Vietnam’s manufacturing activity ends 46-month sequence of expansion

Business conditions in the Vietnamese manufacturing sector were unchanged in October as new order growth slowed and back-to-back declines in output were seen for the first time since the third quarter of 2013.

The headline Nikkei Vietnam Manufacturing Purchasing Managers’ Index (PMI) came in at 50.0 in October, down from 50.5 in September, ending a 46-month sequence of expansion in the sector, according to Nikkei and IHS Markit. 

A reading below the 50 neutral mark indicates no change from the previous month, while a reading below 50 indicates contractions and above 50 points to an expansion.

As a result, business conditions in the Vietnamese manufacturing sector were unchanged in October as new order growth slowed and back-to-back declines in output were seen for the first time since the third quarter of 2013. Employment also decreased during the month.

On the price front, the rate of input cost inflation accelerated and firms raised their charges for the first time in almost a year in response.

Weakness in October was mainly centered on intermediate goods firms. While new order volumes continued to rise, the rate of growth was only marginal, having slowed for the third month in a row to the weakest in the current sequence of expansion which began in December 2015. Some panelists indicated that customers had looked to reduce the size of their orders. 

A similar pattern was seen with regards to new export orders, with the rate of expansion softening to a slight pace. 

Signs of softer demand conditions caused manufacturers to reduce their output for the second month running in October.
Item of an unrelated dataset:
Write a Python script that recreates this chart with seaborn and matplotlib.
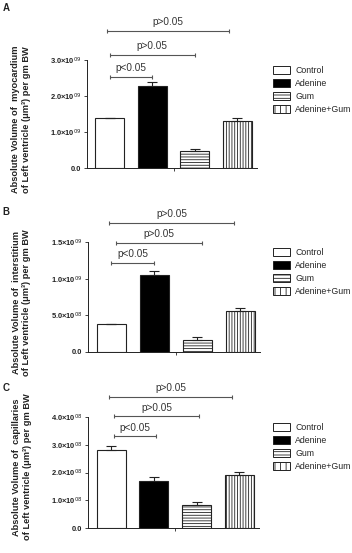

That said, the rate of contraction was only marginal and broadly in line with that seen in September. 

Firms also scaled back their staffing levels for the second month running. Although modest, the rate of job shedding was the joint-sharpest since March 2015. Reduced operating capacity meant that backlogs of work increased for the fourth time in the past five months. 

Purchasing activity was unchanged in October, thereby ending a 46-month sequence of expansion. Some panelists raised purchasing in line with higher new orders, but others cut input buying amid lower output requirements. 

There were some reports of issues with the supply of raw materials in October, leading to higher input prices and longer suppliers' delivery times. 

The rate of input cost inflation accelerated to a five-month high, but remained below the series average. In response to a larger rise in input prices, firms increased their output charges for the first time in 11 months. The rate of output price inflation was only marginal, however, as fragile customer demand restricted pricing power. 

“The soft patch in the Vietnamese manufacturing sector continued in October, with firms seemingly cautious regarding output, employment and purchasing given signs of weaker new order growth and global demand weakness,” said Andrew Harker, associate director at IHS Markit, which compiles the survey.

"It is important to note, however, that the historical relationship between the Vietnam PMI and official data suggests that even a reading around the 50 mark translates into solid production growth in the official numbers. What we are likely seeing at present, therefore, is more of a growth slowdown than anything more concerning.”